A listening routine that keeps the noise down
The simplest way to stay current is to make Spotify work like a weekly habit instead of a random scroll. I would use the app in this order:
- Follow the artists you actually want to track. On mobile, Spotify keeps that list under Home, then Music, then Following. That is the fastest way to make sure releases reach the right feed.
- Save songs that deserve a second listen. A save is a much stronger signal than a casual play, and it helps Spotify learn what you want more of.
- Check Release Radar on Friday. That is where the most useful personalized new-release traffic usually lands.
- Use New Music Friday for the US market-wide view. I treat that playlist as the broad weekly scan, not the most personal one.
- Keep Discover Weekly separate. It is excellent for discovery, but it is not the place I go when I want a clean read on what just dropped.
- Pre-save albums when you already know you want them. That is the cleanest way to have a release land in your library the moment it goes live.
I would not rely on search alone. Search is useful when you already know a title or artist, but it is a weak way to discover new music because it favors intent you already have. A better rhythm is Friday for releases, Monday for discovery, and the rest of the week for artists you genuinely want to follow.

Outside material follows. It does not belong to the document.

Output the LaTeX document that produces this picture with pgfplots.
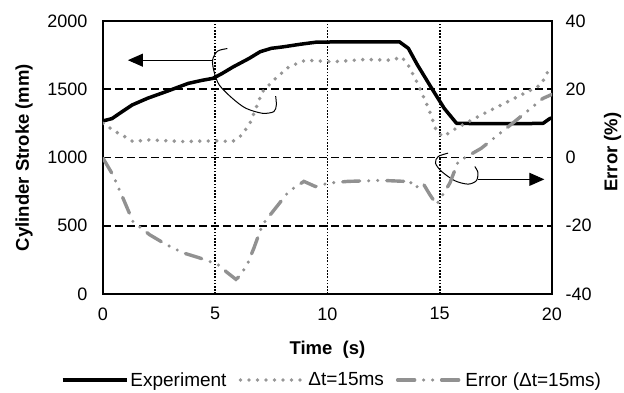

If you make music, these release-day details matter
The listener side is only half the story. On the artist side, visibility depends on timing, metadata, and whether fans have given Spotify enough signal to work with. Spotify Support says new music needs at least 5 business days to go live, and an unreleased song should be pitched at least 7 days before release if you want a shot at appearing in followers' Release Radar. That does not guarantee placement, but it does improve the odds.
What I would care about most is this:
- Deliver early. If a release is rushed, it is more likely to miss the day you want it to land.
- Pitch before the cutoff. The 7-day window is not a nice extra, it is the practical minimum if you want playlist consideration.
- Ask fans to follow the artist profile. Followers are what make What's New and Release Radar actually useful.
- Use Countdown Pages for albums. Pre-saves and launch-day notifications give a release more momentum than a quiet upload ever will.
- Keep metadata clean. Bad labeling can make a release harder to surface, especially when catalog systems and regional playlists are involved.
For listeners, this explains why some drops feel impossible to miss while others seem to vanish. The best releases are usually supported by good timing and a clear fan signal, not just good music. That is the part of streaming people forget when they reduce discovery to an algorithm.
The small adjustments that make the feed feel sharper
There are a few habits that consistently make Spotify's discovery surfaces better. First, be selective with your follows. Too many low-interest follows dilute Release Radar fast, and the playlist starts feeling generic. Second, save with intent. If you save everything, the signal gets blurry; if you save only what you genuinely want to revisit, Spotify learns faster. Third, use regional playlists as snapshots, not gospel. The US New Music Friday is useful, but it is still one edit of the week, not the entire release landscape.
My rule is simple: I want Spotify to feel current, not endless. That means giving the app enough information to understand my taste, while still leaving room for surprise. When that balance works, new music stops feeling like background clutter and starts feeling like a weekly habit worth keeping.